• **EXERCISE TASK**
Count the lines that hold the string "chart". Reply with the number alone.
--- begin ---
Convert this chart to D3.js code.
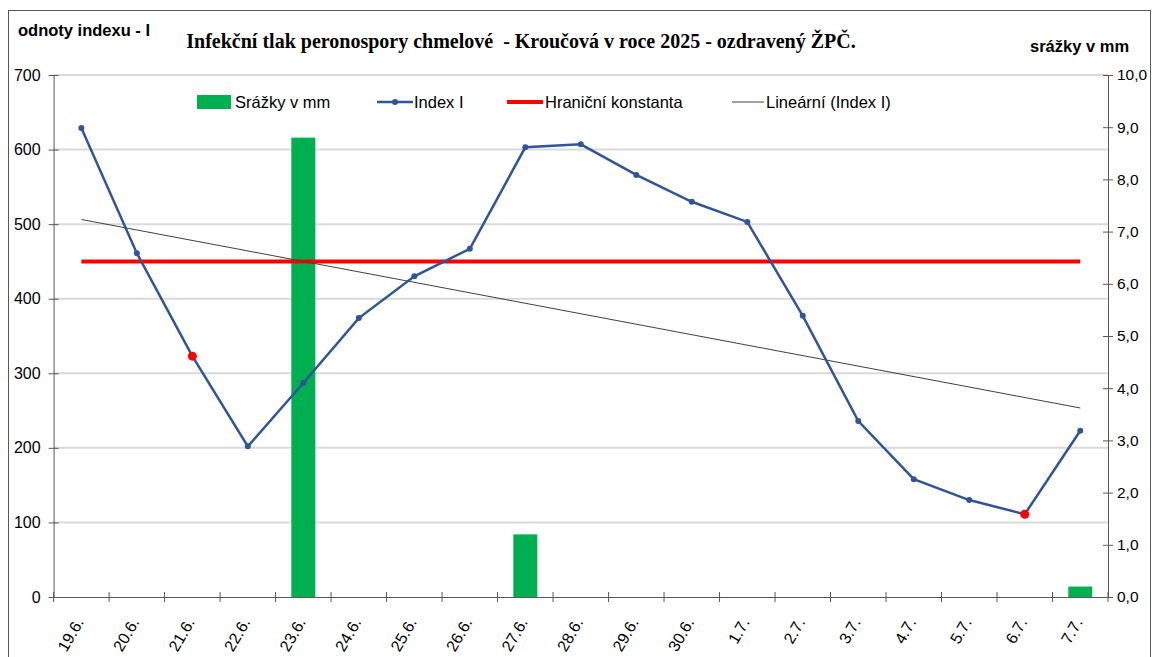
<!DOCTYPE html>
<html>
<head>
<meta charset="utf-8">
<script src="https://cdn.jsdelivr.net/npm/d3@7"></script>
<style>
  body { margin: 0; background: #fff; }
  text { font-family: "Liberation Sans", Arial, sans-serif; fill: #000; }
</style>
</head>
<body>
<div id="chart"></div>
<script>
const days = ['19.6.', '20.6.', '21.6.', '22.6.', '23.6.', '24.6.', '25.6.', '26.6.', '27.6.', '28.6.',
  '29.6.', '30.6.', '1.7.', '2.7.', '3.7.', '4.7.', '5.7.', '6.7.', '7.7.'];
const indexI = [629, 461, 323, 202, 287, 374, 430, 467, 603, 607, 566, 530, 503, 377, 236, 158, 130, 111, 223];
const rain = [0, 0, 0, 0, 8.8, 0, 0, 0, 1.2, 0, 0, 0, 0, 0, 0, 0, 0, 0, 0.2];
const limit = 450;
const redDays = ['21.6.', '6.7.'];
const leftTicks = [0, 100, 200, 300, 400, 500, 600, 700];
const rightTicks = [0, 1, 2, 3, 4, 5, 6, 7, 8, 9, 10];

const width = 1158;
const height = 657;
const margin = {left: 53.6, right: 50, top: 75, bottom: 60};
const innerWidth = width - margin.left - margin.right;
const innerHeight = 597 - margin.top;

const svg = d3.select('#chart').append('svg')
  .attr('width', width)
  .attr('height', height);

svg.append('rect')
  .attr('x', 8.5).attr('y', 10.5)
  .attr('width', 1142).attr('height', 660)
  .attr('fill', 'none')
  .attr('stroke', '#595959');

const g = svg.append('g')
  .attr('transform', `translate(${margin.left},${margin.top})`);

const xScale = d3.scaleBand().domain(days).range([0, innerWidth]);
const yScale = d3.scaleLinear().domain([0, 700]).range([innerHeight, 0]);
const y2Scale = d3.scaleLinear().domain([0, 10]).range([innerHeight, 0]);
const cx = d => xScale(d) + xScale.bandwidth() / 2;

// gridlines
g.selectAll('.grid').data(leftTicks.slice(1))
  .enter().append('line')
  .attr('x1', 0).attr('x2', innerWidth)
  .attr('y1', d => yScale(d)).attr('y2', d => yScale(d))
  .attr('stroke', '#d9d9d9')
  .attr('stroke-width', 2);

// rain bars
g.selectAll('.bar').data(days.map((d, i) => ({day: d, v: rain[i]})).filter(d => d.v > 0))
  .enter().append('rect')
  .attr('x', d => cx(d.day) - 12)
  .attr('width', 24)
  .attr('y', d => y2Scale(d.v))
  .attr('height', d => innerHeight - y2Scale(d.v))
  .attr('fill', '#00b050');

// axes
const yAxis = d3.axisLeft(yScale).tickValues(leftTicks).tickSize(0).tickPadding(13);
const yAxisG = g.append('g').call(yAxis);
const y2Axis = d3.axisRight(y2Scale).tickValues(rightTicks).tickSize(0).tickPadding(9)
  .tickFormat(d => d3.format('.1f')(d).replace('.', ','));
const y2AxisG = g.append('g').attr('transform', `translate(${innerWidth},0)`).call(y2Axis);
const xAxisG = g.append('g').attr('transform', `translate(0,${innerHeight})`)
  .call(d3.axisBottom(xScale).tickSize(0).tickPadding(0));

[yAxisG, y2AxisG, xAxisG].forEach(a => {
  a.select('.domain').attr('stroke', '#595959');
  a.selectAll('text').style('font-size', '16px').style('font-family', '"Liberation Sans", Arial, sans-serif');
});
y2AxisG.selectAll('text').style('font-size', '15.5px');

// crossing ticks
yAxisG.selectAll('.tick').append('line').attr('x1', -5).attr('x2', 5).attr('stroke', '#595959');
y2AxisG.selectAll('.tick').append('line').attr('x1', -5).attr('x2', 5).attr('stroke', '#595959');
xAxisG.selectAll('.tk').data(d3.range(days.length + 1))
  .enter().append('line')
  .attr('x1', i => i * xScale.step()).attr('x2', i => i * xScale.step())
  .attr('y1', -5).attr('y2', 5)
  .attr('stroke', '#595959');

xAxisG.selectAll('.tick text')
  .style('font-size', '16px')
  .attr('text-anchor', 'end')
  .attr('dy', null)
  .attr('transform', 'translate(3,25) rotate(-60)');

// limit line
g.append('line')
  .attr('x1', cx(days[0])).attr('x2', cx(days[days.length - 1]))
  .attr('y1', yScale(limit)).attr('y2', yScale(limit))
  .attr('stroke', '#ff0000')
  .attr('stroke-width', 4);

// linear trend of Index I
const n = indexI.length;
const mx = d3.mean(d3.range(n));
const my = d3.mean(indexI);
const slope = d3.sum(indexI, (v, i) => (i - mx) * (v - my)) / d3.sum(d3.range(n), i => (i - mx) * (i - mx));
const icpt = my - slope * mx;
g.append('line')
  .attr('x1', cx(days[0])).attr('x2', cx(days[n - 1]))
  .attr('y1', yScale(icpt)).attr('y2', yScale(icpt + slope * (n - 1)))
  .attr('stroke', '#404040')
  .attr('stroke-width', 1);

// Index I line
const line = d3.line().x((d, i) => cx(days[i])).y(d => yScale(d));
g.append('path').datum(indexI)
  .attr('d', line)
  .attr('fill', 'none')
  .attr('stroke', '#2f5597')
  .attr('stroke-width', 2.5);

g.selectAll('.pt').data(indexI)
  .enter().append('circle')
  .attr('cx', (d, i) => cx(days[i]))
  .attr('cy', d => yScale(d))
  .attr('r', (d, i) => redDays.includes(days[i]) ? 4.5 : 3)
  .attr('fill', (d, i) => redDays.includes(days[i]) ? '#ff0000' : '#2f5597');

// titles
svg.append('text')
  .attr('x', 521).attr('y', 48)
  .attr('text-anchor', 'middle')
  .attr('xml:space', 'preserve')
  .style('white-space', 'pre')
  .style('font-family', '"Liberation Serif", "Times New Roman", serif')
  .style('font-weight', 'bold')
  .style('font-size', '20px')
  .text('Infekční tlak peronospory chmelové  - Kroučová v roce 2025 - ozdravený ŽPČ.');

svg.append('text')
  .attr('x', 18).attr('y', 36)
  .style('font-weight', 'bold')
  .style('font-size', '16.5px')
  .text('odnoty indexu - I');

svg.append('text')
  .attr('x', 1030).attr('y', 52)
  .style('font-weight', 'bold')
  .style('font-size', '16.5px')
  .text('srážky v mm');

// legend
const legend = svg.append('g').attr('transform', 'translate(0,102)');
const lfont = '16.5px';
legend.append('rect').attr('x', 197).attr('y', -7).attr('width', 34).attr('height', 14).attr('fill', '#00b050');
legend.append('text').attr('x', 235).attr('y', 6).style('font-size', lfont).text('Srážky v mm');
legend.append('line').attr('x1', 377).attr('x2', 413).attr('stroke', '#2f5597').attr('stroke-width', 2.5);
legend.append('circle').attr('cx', 395).attr('r', 3).attr('fill', '#2f5597');
legend.append('text').attr('x', 414).attr('y', 6).style('font-size', lfont).text('Index I');
legend.append('line').attr('x1', 507).attr('x2', 543).attr('stroke', '#ff0000').attr('stroke-width', 4);
legend.append('text').attr('x', 545).attr('y', 6).style('font-size', lfont).text('Hraniční konstanta');
legend.append('line').attr('x1', 732).attr('x2', 764).attr('stroke', '#404040').attr('stroke-width', 1);
legend.append('text').attr('x', 766).attr('y', 6).style('font-size', lfont).text('Lineární (Index I)');
</script>
</body>
</html>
--- end ---
• **FINISHED TASK**
3